2) In the formulation of the ABC conjecture I am familiar with , it requires that $gcd(a,b,c)=1$, so in our case I might need to show that $gcd(x^p, y^q,z^r)=1$
3) I know that if $gcd(x,y,z)=1$ then $rad(x^p, y^q,z^r)=rad(x,y,z)$
other than that I am not sure how to proceed.
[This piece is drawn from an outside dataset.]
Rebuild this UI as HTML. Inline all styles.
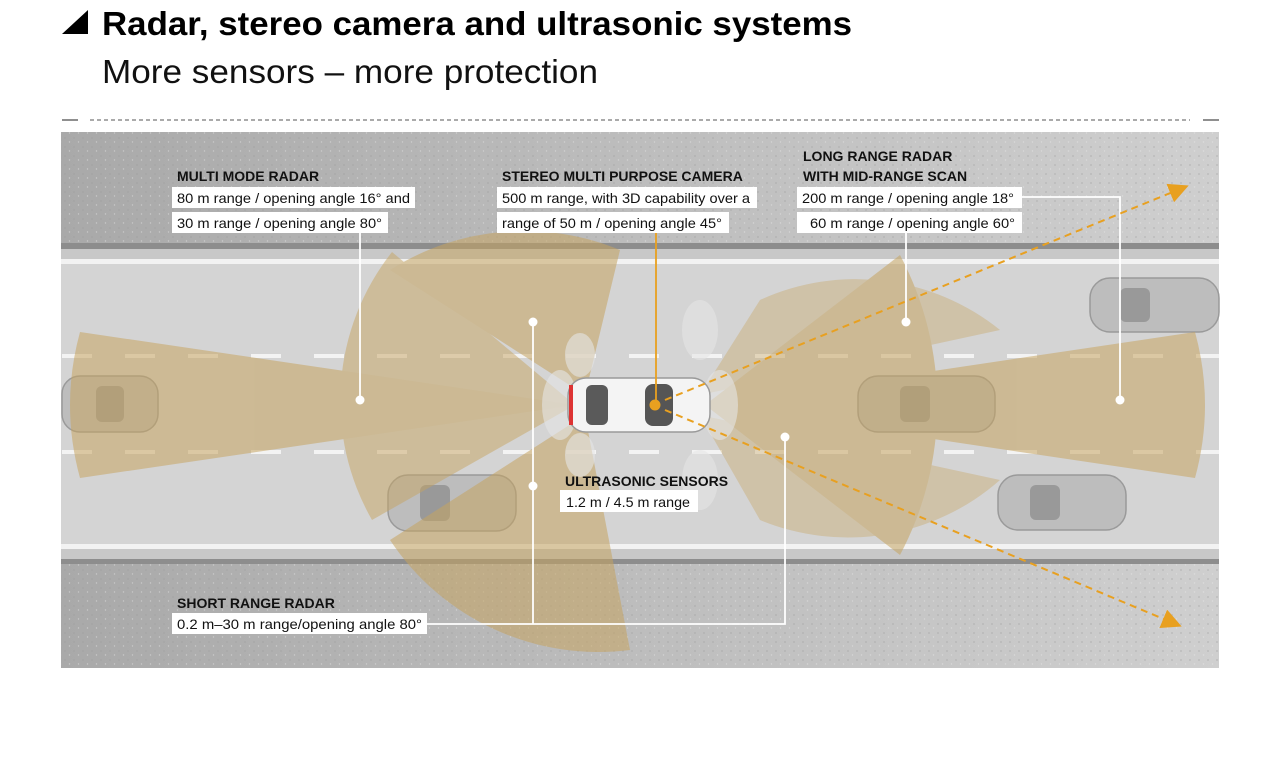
<!DOCTYPE html>
<html><head><meta charset="utf-8"><style>
body{margin:0;background:#fff;width:1281px;height:754px;overflow:hidden;font-family:"Liberation Sans",sans-serif}
</style></head><body>
<svg width="1281" height="754" xmlns="http://www.w3.org/2000/svg" font-family="Liberation Sans, sans-serif">
<defs>
<linearGradient id="sh" x1="0" x2="1" y1="0" y2="0"><stop offset="0" stop-color="#a9a9a9"/><stop offset="0.5" stop-color="#bdbdbd"/><stop offset="1" stop-color="#cfcfcf"/></linearGradient>
<pattern id="dots" width="9" height="9" patternUnits="userSpaceOnUse"><circle cx="2" cy="3" r="0.9" fill="#9a9a9a"/><circle cx="6.5" cy="7" r="0.7" fill="#eee"/></pattern>
<marker id="ar" markerWidth="10" markerHeight="10" refX="8" refY="5" orient="auto"><path d="M0,0 L10,5 L0,10z" fill="#e8a020"/></marker>
</defs>
<path d="M62,34 L88,10 L88,34 Z" fill="#000"/>
<text x="102" y="35" font-size="33" font-weight="bold" fill="#000" textLength="750" lengthAdjust="spacingAndGlyphs">Radar, stereo camera and ultrasonic systems</text>
<text x="102" y="83" font-size="33" fill="#111" textLength="496" lengthAdjust="spacingAndGlyphs">More sensors – more protection</text>
<line x1="62" y1="120" x2="78" y2="120" stroke="#444" stroke-width="1.2"/>
<line x1="90" y1="120" x2="1190" y2="120" stroke="#555" stroke-width="1" stroke-dasharray="4,3"/>
<line x1="1203" y1="120" x2="1219" y2="120" stroke="#444" stroke-width="1.2"/>
<rect x="61" y="132" width="1158" height="536" fill="url(#sh)"/>
<rect x="61" y="132" width="1158" height="536" fill="url(#dots)" opacity="0.45"/>
<rect x="61" y="243" width="1158" height="6" fill="#8d8d8d"/>
<rect x="61" y="249" width="1158" height="10" fill="#c8c8c8"/>
<rect x="61" y="259" width="1158" height="5" fill="#f2f2f2"/>
<rect x="61" y="264" width="1158" height="280" fill="#d4d4d4"/>
<rect x="61" y="544" width="1158" height="5" fill="#f2f2f2"/>
<rect x="61" y="549" width="1158" height="10" fill="#c8c8c8"/>
<rect x="61" y="559" width="1158" height="5" fill="#8d8d8d"/>
<g fill="#f3f3f3">
<g id="ld"><rect x="62" y="354" width="30" height="4"/><rect x="125" y="354" width="30" height="4"/><rect x="188" y="354" width="30" height="4"/><rect x="251" y="354" width="30" height="4"/><rect x="314" y="354" width="30" height="4"/><rect x="377" y="354" width="30" height="4"/><rect x="440" y="354" width="30" height="4"/><rect x="503" y="354" width="30" height="4"/><rect x="566" y="354" width="30" height="4"/><rect x="629" y="354" width="30" height="4"/><rect x="692" y="354" width="30" height="4"/><rect x="755" y="354" width="30" height="4"/><rect x="818" y="354" width="30" height="4"/><rect x="881" y="354" width="30" height="4"/><rect x="944" y="354" width="30" height="4"/><rect x="1007" y="354" width="30" height="4"/><rect x="1070" y="354" width="30" height="4"/><rect x="1133" y="354" width="30" height="4"/><rect x="1196" y="354" width="23" height="4"/></g>
<use href="#ld" y="96"/>
</g>
<g fill="#bdbdbd" stroke="#9a9a9a" stroke-width="1.5">
<rect x="62" y="376" width="96" height="56" rx="18"/>
<rect x="388" y="475" width="128" height="56" rx="20"/>
<rect x="1090" y="278" width="129" height="54" rx="20"/>
<rect x="998" y="475" width="128" height="55" rx="20"/>
<rect x="858" y="376" width="137" height="56" rx="20"/>
</g>
<g fill="#8a8a8a" opacity="0.7"><rect x="96" y="386" width="28" height="36" rx="6"/><rect x="420" y="485" width="30" height="36" rx="6"/><rect x="1120" y="288" width="30" height="34" rx="6"/><rect x="1030" y="485" width="30" height="35" rx="6"/><rect x="900" y="386" width="30" height="36" rx="6"/></g>
<g fill="#c6a461" opacity="0.55">
<path d="M575,405 L80,332 Q60,405 80,478 Z"/>
<path d="M705,405 L1195,332 Q1215,405 1195,478 Z"/>
<path d="M705,405 L900,255 A320,320 0 0 1 900,555 Z"/>
<path d="M575,405 L392,252 A240,240 0 0 0 372,520 Z" opacity="0.9"/>
<path d="M585,395 L390,270 A250,250 0 0 1 620,250 Z"/>
<path d="M585,415 L390,540 A250,250 0 0 0 630,650 Z"/>
<path d="M700,395 L760,300 A230,230 0 0 1 1000,330 Z" opacity="0.7"/>
<path d="M700,415 L760,520 A230,230 0 0 0 1000,480 Z" opacity="0.7"/>
</g>
<g fill="#e6e6e6" opacity="0.6">
<ellipse cx="700" cy="330" rx="18" ry="30"/><ellipse cx="700" cy="480" rx="18" ry="30"/>
<ellipse cx="580" cy="355" rx="15" ry="22"/><ellipse cx="580" cy="455" rx="15" ry="22"/>
<ellipse cx="560" cy="405" rx="18" ry="35"/><ellipse cx="720" cy="405" rx="18" ry="35"/>
</g>
<rect x="568" y="378" width="142" height="54" rx="18" fill="#f4f4f4" stroke="#9a9a9a" stroke-width="1.5"/>
<rect x="586" y="385" width="22" height="40" rx="6" fill="#5a5a5a"/>
<rect x="645" y="384" width="28" height="42" rx="8" fill="#555"/>
<rect x="569" y="385" width="4" height="40" fill="#d33"/>
<g stroke="#fff" stroke-width="1.8" fill="none">
<line x1="360" y1="233" x2="360" y2="400"/>
<line x1="533" y1="322" x2="533" y2="624"/>
<polyline points="427,624 785,624 785,437"/>
<polyline points="1022,197 1120,197 1120,400"/>
<line x1="906" y1="233" x2="906" y2="322"/>
</g>
<g fill="#fff"><circle cx="360" cy="400" r="4.5"/><circle cx="533" cy="322" r="4.5"/><circle cx="533" cy="486" r="4.5"/><circle cx="785" cy="437" r="4.5"/><circle cx="1120" cy="400" r="4.5"/><circle cx="906" cy="322" r="4.5"/></g>
<line x1="656" y1="233" x2="656" y2="405" stroke="#e8a020" stroke-width="1.8"/>
<circle cx="655" cy="405" r="5.5" fill="#e8a020"/>
<g stroke="#e8a020" stroke-width="2" stroke-dasharray="7,5" fill="none">
<line x1="665" y1="400" x2="1185" y2="187" marker-end="url(#ar)"/>
<line x1="665" y1="410" x2="1178" y2="625" marker-end="url(#ar)"/>
</g>
<g fill="#fff"><rect x="172" y="187" width="243" height="21"/><rect x="172" y="212" width="216" height="21"/>
<rect x="497" y="187" width="260" height="21"/><rect x="497" y="212" width="232" height="21"/>
<rect x="797" y="187" width="225" height="21"/><rect x="797" y="212" width="225" height="21"/>
<rect x="560" y="490" width="138" height="22"/><rect x="172" y="613" width="255" height="21"/></g>
<g font-size="14" font-weight="bold" fill="#111">
<text x="177" y="181">MULTI MODE RADAR</text>
<text x="502" y="181">STEREO MULTI PURPOSE CAMERA</text>
<text x="803" y="161">LONG RANGE RADAR</text>
<text x="803" y="181">WITH MID-RANGE SCAN</text>
<text x="565" y="486">ULTRASONIC SENSORS</text>
<text x="177" y="608">SHORT RANGE RADAR</text>
</g>
<g font-size="14" fill="#111">
<text x="177" y="203" textLength="233" lengthAdjust="spacingAndGlyphs">80 m range / opening angle 16° and</text>
<text x="177" y="228" textLength="205" lengthAdjust="spacingAndGlyphs">30 m range / opening angle 80°</text>
<text x="502" y="203" textLength="248" lengthAdjust="spacingAndGlyphs">500 m range, with 3D capability over a</text>
<text x="502" y="228" textLength="220" lengthAdjust="spacingAndGlyphs">range of 50 m / opening angle 45°</text>
<text x="802" y="203" textLength="212" lengthAdjust="spacingAndGlyphs">200 m range / opening angle 18°</text>
<text x="810" y="228" textLength="205" lengthAdjust="spacingAndGlyphs">60 m range / opening angle 60°</text>
<text x="566" y="507" textLength="124" lengthAdjust="spacingAndGlyphs">1.2 m / 4.5 m range</text>
<text x="177" y="629" textLength="245" lengthAdjust="spacingAndGlyphs">0.2 m–30 m range/opening angle 80°</text>
</g>
</svg>
</body></html>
Insights appreciated.
Beukers in his 2005 lecture gives the following:
The ABC-conjecture
Fermat-Catalan conjecture
Consequence of $ABC$-conjecture:
The set of triples $x^p$, $y^q$, $z^r$ with $x$, $y$, $z$ coprime positive integers
such that $x^p$ + $y^q$ = $z^r$ and $1/p + 1/q + 1/r < 1$, is finite.
Observation, $1/p + 1/q + 1/r < 1$ implies $1/p + 1/q + 1/r \lt 1 − 1/42$.
Apply $ABC$ with $\kappa = 1.01$ to $A = x^p$, $B = y^q$, $C = z^r$ . Notice that $rad(x^r y^q z^r ) \le xyz < z^{r/p} z^{r/q} z$.
Hence, with finitely many exceptions we get $z^r < z^{\kappa(r/p+r/q+1)}$
This implies $r < \kappa(r/p + r/q + 1)$ and hence $1 < \kappa(1/p + 1/q + 1/r )$. But this is impossible because $\kappa = 1.01$ and $1/p + 1/q + 1/r \le 1 − 1/42$.